The massive, still-burning Rim Fire will torch a substantial amount of the Turlock Irrigation District's watershed, though impacts to TID operations are still projected to be minimal.
“We'll hit 25 percent of the watershed (burned) before all is said and done,” said Wes Monier, TID Strategic Issues and Planning Department Manager.
The Rim Fire has torched 235,841 acres along Highway 120, near Yosemite National Park, according to Cal Fire. The blaze is now 75 percent contained, thanks to increasing humidity and light showers. The fire should be completely contained by Sept. 20, Monier said.
A massive 4,559 fire personnel have responded to the Rim Fire, including some Turlock firefighters. Flames have torched 111 buildings, and 5,506 more are considered threatened.
The Rim Fire has greatly impacted operations at the City and County of San Francisco's Hetch Hetchy Reservoir, upstream of TID's Don Pedro Reservoir. Hydroelectric generators have been stopped, as fire threatens transmission lines, and high levels of ash have raised concerns about water quality.

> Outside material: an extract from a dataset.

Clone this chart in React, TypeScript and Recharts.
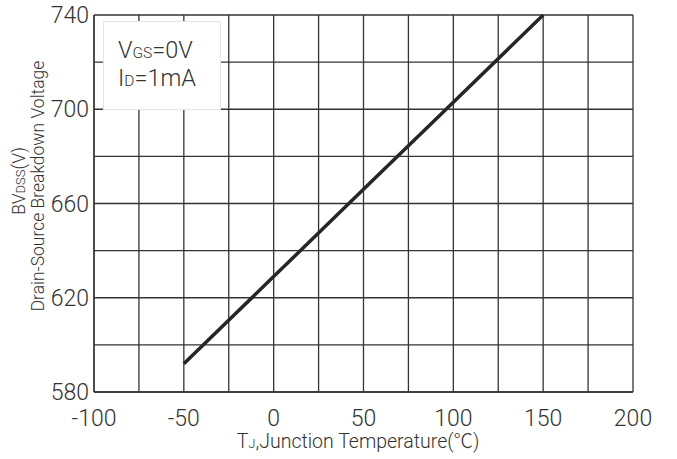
import { CartesianGrid, Line, LineChart, XAxis, YAxis } from "recharts";

// breakdown voltage vs junction temperature
const temps = [-50, 0, 50, 100, 150];
const bvdss = [592, 629, 666, 703, 740];

const xTicks = [-100, -75, -50, -25, 0, 25, 50, 75, 100, 125, 150, 175, 200];
const yTicks = [580, 600, 620, 640, 660, 680, 700, 720, 740];

const data = temps.map((t, i) => ({ t, v: bvdss[i] }));

const FONT = "Roboto, 'Noto Sans CJK SC', 'Liberation Sans', sans-serif";
const TEXT = "#333";
const INK = "#2b2424";

function XLabel() {
  return (
    <text
      x={358}
      y={448}
      textAnchor="middle"
      fontFamily={FONT}
      fontSize={19.5}
      fontWeight={300}
      fill={TEXT}
    >
      T<tspan fontSize={13}>J</tspan>,Junction Temperature(℃)
    </text>
  );
}

function YLabel() {
  return (
    <g fontFamily={FONT} fill={TEXT} fontWeight={300}>
      <text
        transform="translate(25,181) rotate(-90)"
        textAnchor="middle"
        fontSize={17.5}
      >
        BV<tspan fontSize={13}>DSS</tspan>(V)
      </text>
      <text
        transform="translate(44,186) rotate(-90)"
        textAnchor="middle"
        fontSize={17.5}
      >
        Drain-Source Breakdown Voltage
      </text>
    </g>
  );
}

export default function App() {
  return (
    <div style={{ position: "absolute", left: 0, top: 0, width: 677, height: 459, background: "#fff" }}>
      <LineChart
        width={677}
        height={459}
        data={data}
        margin={{ top: 15, right: 44, bottom: 0, left: 0 }}
      >
        <CartesianGrid stroke="#333" strokeWidth={1.3} />
        <XAxis
          dataKey="t"
          type="number"
          domain={[-100, 200]}
          ticks={xTicks}
          interval={0}
          tickFormatter={(v: number) => (v % 50 === 0 ? String(v) : "")}
          height={67}
          tickLine={false}
          tickSize={0}
          tickMargin={18}
          axisLine={{ stroke: "#333", strokeWidth: 1.3 }}
          tick={{ fill: TEXT, fontSize: 23, fontFamily: FONT, fontWeight: 300 }}
          label={<XLabel />}
        />
        <YAxis
          type="number"
          domain={[580, 740]}
          ticks={yTicks}
          interval={0}
          tickFormatter={(v: number) => ((v - 580) % 40 === 0 ? String(v) : "")}
          width={94}
          tickLine={false}
          tickSize={0}
          tickMargin={5}
          axisLine={{ stroke: "#333", strokeWidth: 1.3 }}
          tick={{ fill: TEXT, fontSize: 23, fontFamily: FONT, fontWeight: 300 }}
          label={<YLabel />}
        />
        <Line
          dataKey="v"
          stroke={INK}
          strokeWidth={3.5}
          dot={false}
          isAnimationActive={false}
        />
      </LineChart>
      <div
        style={{
          position: "absolute",
          left: 103,
          top: 21,
          width: 118,
          height: 89,
          background: "#fff",
          border: "1px solid #e4e4e4",
          boxSizing: "border-box",
          fontFamily: FONT,
          fontWeight: 300,
          color: TEXT,
          fontSize: 23.5,
          lineHeight: "25px",
          paddingLeft: 14,
          paddingTop: 16,
        }}
      >
        <div>
          V<span style={{ fontSize: 15.5 }}>GS</span>=0V
        </div>
        <div>
          I<span style={{ fontSize: 15.5 }}>D</span>=1mA
        </div>
      </div>
    </div>
  );
}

TID expects some impacts from the fire, as rains will eventually wash burned logs into the Tuolumne River and Don Pedro Reservoir, necessitating clearing operations. But what likely won't change is the total amount of water that TID receives from the watershed, according to Monier.
TID recently spoke with Norman Crawford, who developed the watershed model used to project runoff from the Tuolumne River watershed.
“He seemed to think that the total volume of water over the year … really won't change,” Monier said. “But what it will change is the rate it comes off.”
Water could arrive into TID reservoirs in a spiky fashion, Monier said, without foliage to absorb water or shade melting snow.
TID and the CCSF plan to meet with Crawford in the coming weeks to take a more detailed look at impacts stemming from the Rim Fire, Monier said.